The tremendous backlog of unanalyzed 
satellite data necessitates the development of 
improved methods for data cataloging and 
analysis. Ford Aerospace has developed an 
image analysis system, SIANN, that 
integrates the technologies necessary to 
satisfy NASA's science data analysis 
requirements for the next generation of 
satellites. SIANN will enable scientists to 
train a neural network to recognize image data 
containing scenes of interest and then rapidly 
search data archives for all such images. The 
approach combines conventional image 
processing technology with recent advances 
in neural networks to provide improved 
classification capabilities. SIANN allows 
users to proceed through a four step process 
of image classification: filtering and 
enhancement, creation of neural network 
training data via application of feature 
extraction algorithms, configuring and 
training a neural network model, and 
classification of images by application of the 
trained neural network.

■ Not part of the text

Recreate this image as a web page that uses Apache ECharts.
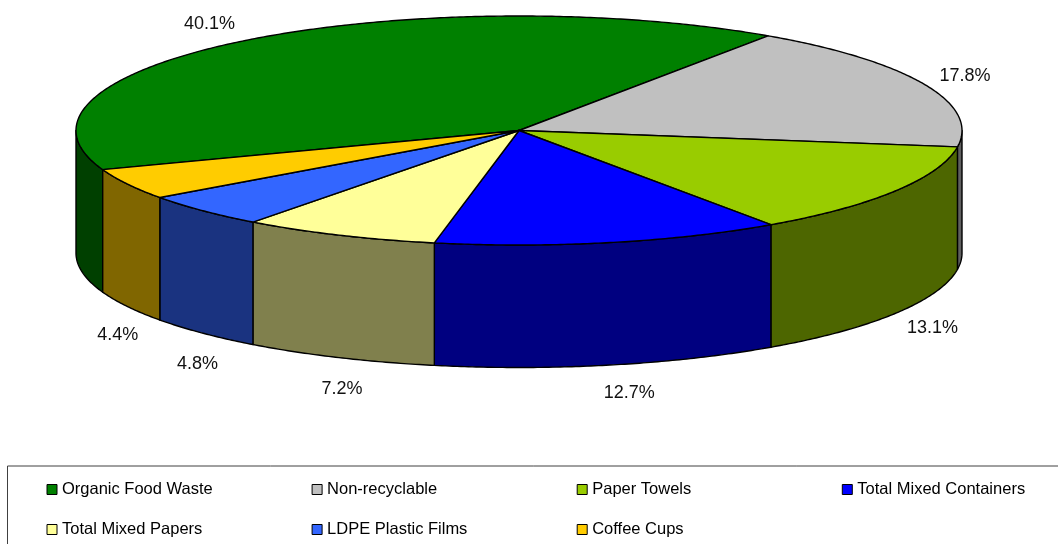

A prototype 
experimentation testbed has been completed 
and applied to climatological data. 

INTRODUCTION 

Data acquired from satellites are essential 
resources in meteorology, agriculture, 
astronomy, forestry, geology, oceanography, 
and many other fields. Cataloging and 
analysis of image data has been . a 
fundamental problem for NASA. For 
instance, in 1986 a team of scientists at the 
South Pole took readings overhead and 
learned that the "hole" in the Earth's ozone 
was getting worse. It was later discovered 
that the hole actually showed up in 1976 in 
Nimbus 7 satellite data. Concerning this 
discovery, James L. Green, head of the 
NASA National Space Science Data Center 
stated in (Kneale, 1988), "It's one of 


probably hundreds of important discoveries 
we have sitting in the basement." To 
compound this problem, the next generation 
of scientific satellites will generate far greater 
amounts of data. 

How will such an enormous database be 
accessed, and how will large amounts of data 
be analyzed? To help provide solutions to 
these questions. Ford Aerospace is 
investigating neural network technology to 
determine how it can provide improved 
satellite image analysis capabilities. A 
prototype system called SIANN (Satellite 
Image Analysis using Neural Networks) has 
been developed which combines conventional 
image processing techniques with neural 
networks. Currently, SIANN addresses the 
image cataloging problem; that is, the 
generation of summary information, or 
"metadata", from raw image data. The 
metadata are stored in a database which will 
enable scientists to rapidly retrieve images 
containing scenes of interest. 

SIANN is intended to be a general- 
purpose classification system. It will be 
embedded into large satellite data 
management systems and provide a library of 
feature extraction and classification programs 
to support dozens of scientific disciplines. 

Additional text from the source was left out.